Aug 2, 2010

This Weak With Christiane Amanpour.

I never watched This Week With George Stephanopoulos. (I don’t watch any television on Sunday morning. Unless it involves toast, I’m not available until noon.) Yet, I wish I had seen the debut of This Week With Christiane Amanpour this past Sunday (8/1). Not all of it, just the part when Ms. Amanpour interviews Nancy Pelosi. According to Alessandra Stanley in today’s (8/2) New York Times, the show’s host confronts the Speaker of the House with the Time cover photo (7/29) of a woman mutilated by the Taliban and asks if America will abandon the women of Afghanistan. When did Sunday morning talk shows become an extreme sport?

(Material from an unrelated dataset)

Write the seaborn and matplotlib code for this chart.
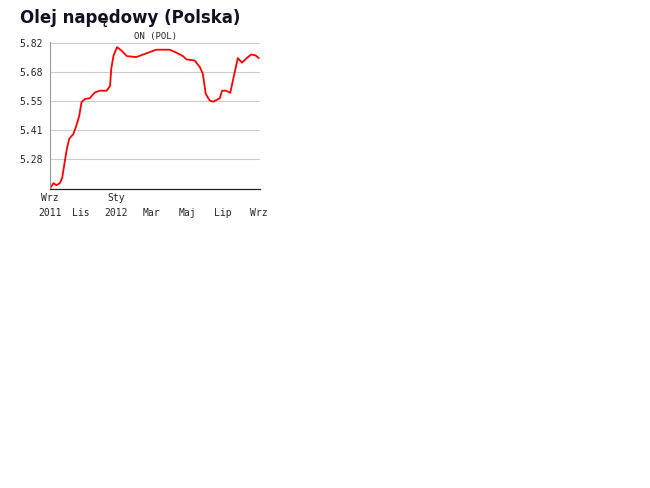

I admire Nancy Pelosi. Anyone who can wring legislation from that dirty mop called the House of Representatives gets my respect. As for Christiane Amanpour, she’s a justifiably famous and respected foreign correspondent. What’s more, she has a British accent, which, among broadcast journalists, connotes authority. At least, it did until Lara Logan began to studiously undermine it. So, why would an otherwise civilized person like Ms. Amanpour drop an earless and noseless woman in Ms. Pelosi’s lap? Did she expect fresh insights? Off script revelations? Did she think The Speaker of the House would go rogue? Instead “She made her guest recoil and look away,” Ms. Stanley writes, and “Ms. Pelosi, though startled, gave fractured, politic responses.”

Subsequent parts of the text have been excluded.